* **WHAT YOU ARE ASKED TO DO**: Omit all pictures. Copy the rest of the material exactly.

***

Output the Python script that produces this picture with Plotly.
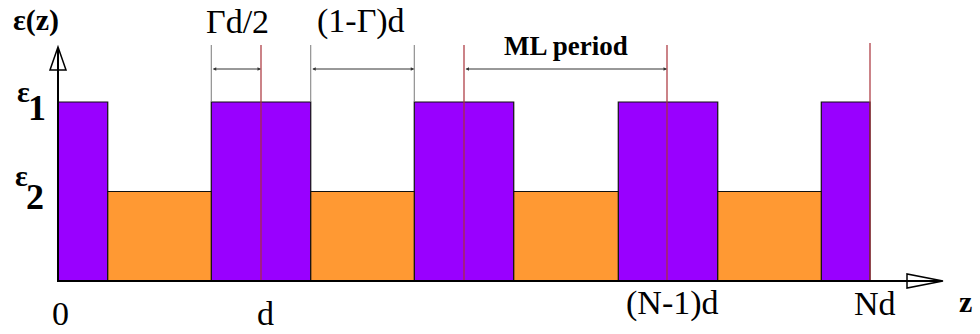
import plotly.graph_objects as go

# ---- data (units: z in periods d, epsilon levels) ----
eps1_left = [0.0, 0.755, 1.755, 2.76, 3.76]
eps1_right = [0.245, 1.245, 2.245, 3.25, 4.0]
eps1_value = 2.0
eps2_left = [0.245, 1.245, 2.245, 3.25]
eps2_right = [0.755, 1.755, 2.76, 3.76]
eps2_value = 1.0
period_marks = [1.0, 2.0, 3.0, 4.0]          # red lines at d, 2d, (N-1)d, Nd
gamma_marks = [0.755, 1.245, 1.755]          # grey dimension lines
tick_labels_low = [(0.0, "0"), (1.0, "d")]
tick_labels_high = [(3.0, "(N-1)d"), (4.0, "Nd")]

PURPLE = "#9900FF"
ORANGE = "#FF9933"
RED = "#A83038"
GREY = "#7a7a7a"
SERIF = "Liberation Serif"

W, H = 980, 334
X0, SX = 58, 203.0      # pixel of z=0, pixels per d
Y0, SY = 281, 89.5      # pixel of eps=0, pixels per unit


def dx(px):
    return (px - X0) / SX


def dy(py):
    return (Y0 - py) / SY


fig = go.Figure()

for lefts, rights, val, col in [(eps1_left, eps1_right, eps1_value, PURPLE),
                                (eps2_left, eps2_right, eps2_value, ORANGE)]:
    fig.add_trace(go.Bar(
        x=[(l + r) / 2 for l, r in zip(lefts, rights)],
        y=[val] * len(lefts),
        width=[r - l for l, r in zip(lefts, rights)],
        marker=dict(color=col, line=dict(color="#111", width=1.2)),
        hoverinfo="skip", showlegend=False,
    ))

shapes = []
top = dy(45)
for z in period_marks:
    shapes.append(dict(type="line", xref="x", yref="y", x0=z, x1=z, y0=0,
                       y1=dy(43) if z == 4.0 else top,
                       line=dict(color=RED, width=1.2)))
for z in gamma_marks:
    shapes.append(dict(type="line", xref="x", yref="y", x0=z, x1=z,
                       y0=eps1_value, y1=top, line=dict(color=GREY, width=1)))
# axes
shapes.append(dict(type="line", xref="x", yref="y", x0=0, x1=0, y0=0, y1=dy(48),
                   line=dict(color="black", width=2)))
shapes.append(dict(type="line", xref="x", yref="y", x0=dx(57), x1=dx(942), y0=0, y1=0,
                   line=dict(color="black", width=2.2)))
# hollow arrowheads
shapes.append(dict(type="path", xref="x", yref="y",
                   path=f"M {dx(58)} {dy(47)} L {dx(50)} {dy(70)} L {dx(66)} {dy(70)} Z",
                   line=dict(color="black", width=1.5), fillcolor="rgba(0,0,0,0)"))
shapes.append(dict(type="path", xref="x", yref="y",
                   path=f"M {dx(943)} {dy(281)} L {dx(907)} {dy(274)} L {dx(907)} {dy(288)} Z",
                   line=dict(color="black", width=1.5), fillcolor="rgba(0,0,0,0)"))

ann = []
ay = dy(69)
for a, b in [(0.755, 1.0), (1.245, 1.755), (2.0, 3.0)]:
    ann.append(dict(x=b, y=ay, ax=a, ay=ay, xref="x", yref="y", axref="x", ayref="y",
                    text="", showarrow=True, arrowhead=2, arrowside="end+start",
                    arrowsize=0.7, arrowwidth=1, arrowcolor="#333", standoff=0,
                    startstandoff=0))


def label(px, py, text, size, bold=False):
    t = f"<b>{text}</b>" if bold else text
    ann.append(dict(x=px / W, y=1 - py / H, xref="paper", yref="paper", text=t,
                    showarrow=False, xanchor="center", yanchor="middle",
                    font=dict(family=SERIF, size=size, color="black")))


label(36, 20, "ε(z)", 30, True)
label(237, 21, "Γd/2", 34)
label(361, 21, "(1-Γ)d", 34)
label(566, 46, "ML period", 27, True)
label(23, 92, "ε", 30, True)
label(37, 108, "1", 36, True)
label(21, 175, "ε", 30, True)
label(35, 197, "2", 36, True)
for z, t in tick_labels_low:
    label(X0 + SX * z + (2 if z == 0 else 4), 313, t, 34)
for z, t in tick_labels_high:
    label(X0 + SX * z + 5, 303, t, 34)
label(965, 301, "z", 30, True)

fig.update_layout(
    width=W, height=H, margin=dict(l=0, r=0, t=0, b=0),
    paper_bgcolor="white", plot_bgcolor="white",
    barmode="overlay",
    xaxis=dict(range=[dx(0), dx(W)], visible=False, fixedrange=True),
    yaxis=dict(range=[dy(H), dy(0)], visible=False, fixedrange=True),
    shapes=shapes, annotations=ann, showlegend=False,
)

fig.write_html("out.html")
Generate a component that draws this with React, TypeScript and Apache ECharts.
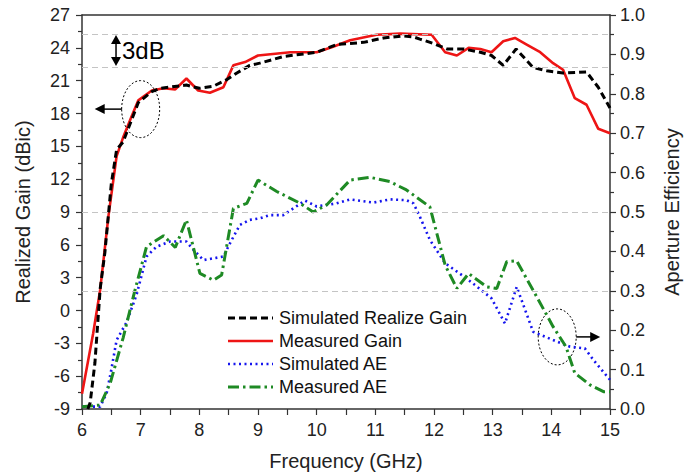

***

* **EXERCISE ANSWER**:
Output the Python script that produces this picture with Plotly.
import plotly.graph_objects as go

# ---- data (units: z in periods d, epsilon levels) ----
eps1_left = [0.0, 0.755, 1.755, 2.76, 3.76]
eps1_right = [0.245, 1.245, 2.245, 3.25, 4.0]
eps1_value = 2.0
eps2_left = [0.245, 1.245, 2.245, 3.25]
eps2_right = [0.755, 1.755, 2.76, 3.76]
eps2_value = 1.0
period_marks = [1.0, 2.0, 3.0, 4.0]          # red lines at d, 2d, (N-1)d, Nd
gamma_marks = [0.755, 1.245, 1.755]          # grey dimension lines
tick_labels_low = [(0.0, "0"), (1.0, "d")]
tick_labels_high = [(3.0, "(N-1)d"), (4.0, "Nd")]

PURPLE = "#9900FF"
ORANGE = "#FF9933"
RED = "#A83038"
GREY = "#7a7a7a"
SERIF = "Liberation Serif"

W, H = 980, 334
X0, SX = 58, 203.0      # pixel of z=0, pixels per d
Y0, SY = 281, 89.5      # pixel of eps=0, pixels per unit


def dx(px):
    return (px - X0) / SX


def dy(py):
    return (Y0 - py) / SY


fig = go.Figure()

for lefts, rights, val, col in [(eps1_left, eps1_right, eps1_value, PURPLE),
                                (eps2_left, eps2_right, eps2_value, ORANGE)]:
    fig.add_trace(go.Bar(
        x=[(l + r) / 2 for l, r in zip(lefts, rights)],
        y=[val] * len(lefts),
        width=[r - l for l, r in zip(lefts, rights)],
        marker=dict(color=col, line=dict(color="#111", width=1.2)),
        hoverinfo="skip", showlegend=False,
    ))

shapes = []
top = dy(45)
for z in period_marks:
    shapes.append(dict(type="line", xref="x", yref="y", x0=z, x1=z, y0=0,
                       y1=dy(43) if z == 4.0 else top,
                       line=dict(color=RED, width=1.2)))
for z in gamma_marks:
    shapes.append(dict(type="line", xref="x", yref="y", x0=z, x1=z,
                       y0=eps1_value, y1=top, line=dict(color=GREY, width=1)))
# axes
shapes.append(dict(type="line", xref="x", yref="y", x0=0, x1=0, y0=0, y1=dy(48),
                   line=dict(color="black", width=2)))
shapes.append(dict(type="line", xref="x", yref="y", x0=dx(57), x1=dx(942), y0=0, y1=0,
                   line=dict(color="black", width=2.2)))
# hollow arrowheads
shapes.append(dict(type="path", xref="x", yref="y",
                   path=f"M {dx(58)} {dy(47)} L {dx(50)} {dy(70)} L {dx(66)} {dy(70)} Z",
                   line=dict(color="black", width=1.5), fillcolor="rgba(0,0,0,0)"))
shapes.append(dict(type="path", xref="x", yref="y",
                   path=f"M {dx(943)} {dy(281)} L {dx(907)} {dy(274)} L {dx(907)} {dy(288)} Z",
                   line=dict(color="black", width=1.5), fillcolor="rgba(0,0,0,0)"))

ann = []
ay = dy(69)
for a, b in [(0.755, 1.0), (1.245, 1.755), (2.0, 3.0)]:
    ann.append(dict(x=b, y=ay, ax=a, ay=ay, xref="x", yref="y", axref="x", ayref="y",
                    text="", showarrow=True, arrowhead=2, arrowside="end+start",
                    arrowsize=0.7, arrowwidth=1, arrowcolor="#333", standoff=0,
                    startstandoff=0))


def label(px, py, text, size, bold=False):
    t = f"<b>{text}</b>" if bold else text
    ann.append(dict(x=px / W, y=1 - py / H, xref="paper", yref="paper", text=t,
                    showarrow=False, xanchor="center", yanchor="middle",
                    font=dict(family=SERIF, size=size, color="black")))


label(36, 20, "ε(z)", 30, True)
label(237, 21, "Γd/2", 34)
label(361, 21, "(1-Γ)d", 34)
label(566, 46, "ML period", 27, True)
label(23, 92, "ε", 30, True)
label(37, 108, "1", 36, True)
label(21, 175, "ε", 30, True)
label(35, 197, "2", 36, True)
for z, t in tick_labels_low:
    label(X0 + SX * z + (2 if z == 0 else 4), 313, t, 34)
for z, t in tick_labels_high:
    label(X0 + SX * z + 5, 303, t, 34)
label(965, 301, "z", 30, True)

fig.update_layout(
    width=W, height=H, margin=dict(l=0, r=0, t=0, b=0),
    paper_bgcolor="white", plot_bgcolor="white",
    barmode="overlay",
    xaxis=dict(range=[dx(0), dx(W)], visible=False, fixedrange=True),
    yaxis=dict(range=[dy(H), dy(0)], visible=False, fixedrange=True),
    shapes=shapes, annotations=ann, showlegend=False,
)

fig.write_html("out.html")
Generate a component that draws this with React, TypeScript and Apache ECharts.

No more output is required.